Written task -
Leaving out every picture, quote the data below exactly as it appears.
Start
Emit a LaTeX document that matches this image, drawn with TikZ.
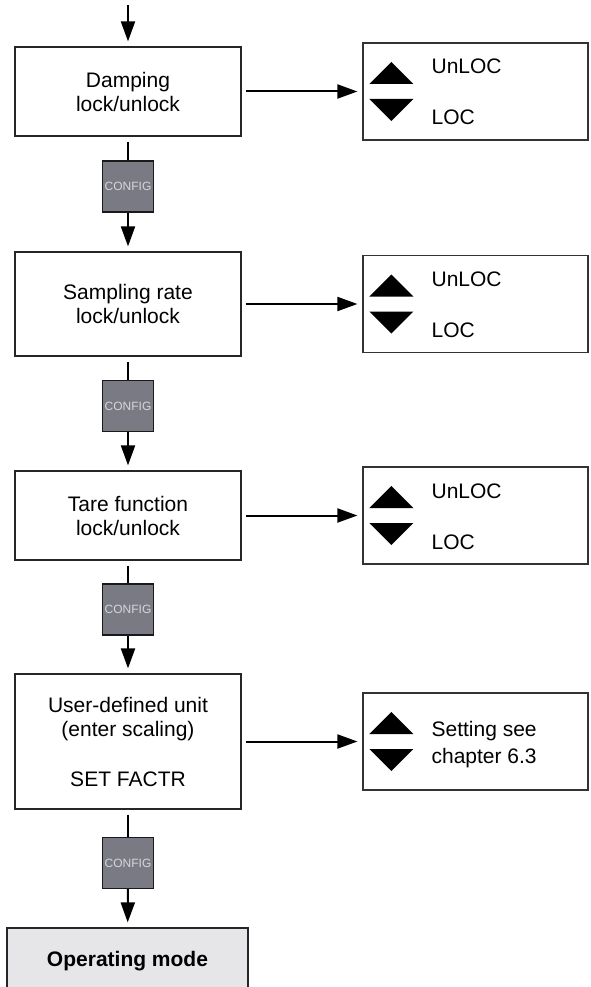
\documentclass[tikz,border=0pt]{standalone}
\usepackage{fontspec}
\setmainfont{Liberation Sans}
\usetikzlibrary{arrows.meta}
\definecolor{cfggray}{RGB}{122,122,132}
\definecolor{cfgtext}{RGB}{214,214,220}
\definecolor{opgray}{RGB}{230,230,232}
\begin{document}
\begin{tikzpicture}[x=1pt,y=-1pt,
        font=\fontsize{21}{24}\selectfont,
        box/.style={draw=black!85,line width=1.2pt,minimum width=226pt,inner sep=0pt,align=center},
        selbox/.style={draw=black!80,line width=1.2pt,minimum width=225pt,minimum height=97pt,inner sep=0pt},
        cfgkey/.style={draw=black!90,line width=1.2pt,fill=cfggray,minimum width=51pt,minimum height=51pt,
            inner sep=0pt,text=cfgtext,font=\fontsize{12}{13}\selectfont},
        link/.style={line width=2pt},
        flow/.style={line width=2pt,-{Triangle[length=20pt,width=14pt]}}]
                \clip (0,0) rectangle (591,987);
                %% left column
                \coordinate (top) at (128,5);
                \node[box,minimum height=89pt] (b1) at (128,91.5) {Damping\\lock/unlock};
                \node[box,minimum height=104pt] (b2) at (128,304) {Sampling rate\\lock/unlock};
                \node[box,minimum height=89pt] (b3) at (128,515.5) {Tare function\\lock/unlock};
                \node[box,minimum height=135pt] (b4) at (128,741.5) {User-defined unit\\(enter scaling)\\[26pt]SET FACTR};
                \node[box,fill=opgray,minimum width=241pt,minimum height=66pt,
                    font=\bfseries\fontsize{21}{24}\selectfont] (op) at (127.5,961) {Operating mode};
                %% config keys
                \node[cfgkey] (c1) at (128,186.5) {CONFIG};
                \node[cfgkey] (c2) at (128,406) {CONFIG};
                \node[cfgkey] (c3) at (128,609.5) {CONFIG};
                \node[cfgkey] (c4) at (128,863) {CONFIG};
                %% right column
                \node[selbox] (r1) at (475.5,91.5) {};
                \node[selbox] (r2) at (475.5,304) {};
                \node[selbox] (r3) at (475.5,515.5) {};
                \node[selbox] (r4) at (475.5,741.5) {};
                \foreach \r in {r1,r2,r3,r4}{
                    \fill ([shift={(7,-7.5)}]\r.west) -- ([shift={(51,-7.5)}]\r.west) -- ([shift={(29,-29.5)}]\r.west) -- cycle;
                    \fill ([shift={(7,7.5)}]\r.west) -- ([shift={(51,7.5)}]\r.west) -- ([shift={(29,29.5)}]\r.west) -- cycle;
                }
                \foreach \i in {1,2,3}{
                    \node[anchor=base west,inner sep=0pt] (u\i) at ([shift={(69,-17.5)}]r\i.west) {UnLOC};
                    \node[anchor=base west,inner sep=0pt] (l\i) at ([shift={(69,33.5)}]r\i.west) {LOC};
                }
                \node[anchor=west,inner sep=0pt,align=left,font=\fontsize{21}{27}\selectfont] (s4)
                    at ([shift={(69,3)}]r4.west) {Setting see\\chapter 6.3};
                %% arrows
                \draw[flow,shorten >=5pt] (top) -- (b1);
                \foreach \a/\b in {b1/c1,b2/c2,b3/c3,b4/c4}
                    \draw[link,shorten <=5pt] (\a) -- (\b);
                \foreach \a/\b in {c1/b2,c2/b3,c3/b4,c4/op}
                    \draw[flow,shorten >=5pt] (\a) -- (\b);
                \foreach \i in {1,...,4}
                    \draw[flow,shorten <=4pt,shorten >=5pt] (b\i) -- (r\i);
            \end{tikzpicture}
\end{document}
End
Answer for the task -
Emit a LaTeX document that matches this image, drawn with TikZ.
\documentclass[tikz,border=0pt]{standalone}
\usepackage{fontspec}
\setmainfont{Liberation Sans}
\usetikzlibrary{arrows.meta}
\definecolor{cfggray}{RGB}{122,122,132}
\definecolor{cfgtext}{RGB}{214,214,220}
\definecolor{opgray}{RGB}{230,230,232}
\begin{document}
\begin{tikzpicture}[x=1pt,y=-1pt,
        font=\fontsize{21}{24}\selectfont,
        box/.style={draw=black!85,line width=1.2pt,minimum width=226pt,inner sep=0pt,align=center},
        selbox/.style={draw=black!80,line width=1.2pt,minimum width=225pt,minimum height=97pt,inner sep=0pt},
        cfgkey/.style={draw=black!90,line width=1.2pt,fill=cfggray,minimum width=51pt,minimum height=51pt,
            inner sep=0pt,text=cfgtext,font=\fontsize{12}{13}\selectfont},
        link/.style={line width=2pt},
        flow/.style={line width=2pt,-{Triangle[length=20pt,width=14pt]}}]
                \clip (0,0) rectangle (591,987);
                %% left column
                \coordinate (top) at (128,5);
                \node[box,minimum height=89pt] (b1) at (128,91.5) {Damping\\lock/unlock};
                \node[box,minimum height=104pt] (b2) at (128,304) {Sampling rate\\lock/unlock};
                \node[box,minimum height=89pt] (b3) at (128,515.5) {Tare function\\lock/unlock};
                \node[box,minimum height=135pt] (b4) at (128,741.5) {User-defined unit\\(enter scaling)\\[26pt]SET FACTR};
                \node[box,fill=opgray,minimum width=241pt,minimum height=66pt,
                    font=\bfseries\fontsize{21}{24}\selectfont] (op) at (127.5,961) {Operating mode};
                %% config keys
                \node[cfgkey] (c1) at (128,186.5) {CONFIG};
                \node[cfgkey] (c2) at (128,406) {CONFIG};
                \node[cfgkey] (c3) at (128,609.5) {CONFIG};
                \node[cfgkey] (c4) at (128,863) {CONFIG};
                %% right column
                \node[selbox] (r1) at (475.5,91.5) {};
                \node[selbox] (r2) at (475.5,304) {};
                \node[selbox] (r3) at (475.5,515.5) {};
                \node[selbox] (r4) at (475.5,741.5) {};
                \foreach \r in {r1,r2,r3,r4}{
                    \fill ([shift={(7,-7.5)}]\r.west) -- ([shift={(51,-7.5)}]\r.west) -- ([shift={(29,-29.5)}]\r.west) -- cycle;
                    \fill ([shift={(7,7.5)}]\r.west) -- ([shift={(51,7.5)}]\r.west) -- ([shift={(29,29.5)}]\r.west) -- cycle;
                }
                \foreach \i in {1,2,3}{
                    \node[anchor=base west,inner sep=0pt] (u\i) at ([shift={(69,-17.5)}]r\i.west) {UnLOC};
                    \node[anchor=base west,inner sep=0pt] (l\i) at ([shift={(69,33.5)}]r\i.west) {LOC};
                }
                \node[anchor=west,inner sep=0pt,align=left,font=\fontsize{21}{27}\selectfont] (s4)
                    at ([shift={(69,3)}]r4.west) {Setting see\\chapter 6.3};
                %% arrows
                \draw[flow,shorten >=5pt] (top) -- (b1);
                \foreach \a/\b in {b1/c1,b2/c2,b3/c3,b4/c4}
                    \draw[link,shorten <=5pt] (\a) -- (\b);
                \foreach \a/\b in {c1/b2,c2/b3,c3/b4,c4/op}
                    \draw[flow,shorten >=5pt] (\a) -- (\b);
                \foreach \i in {1,...,4}
                    \draw[flow,shorten <=4pt,shorten >=5pt] (b\i) -- (r\i);
            \end{tikzpicture}
\end{document}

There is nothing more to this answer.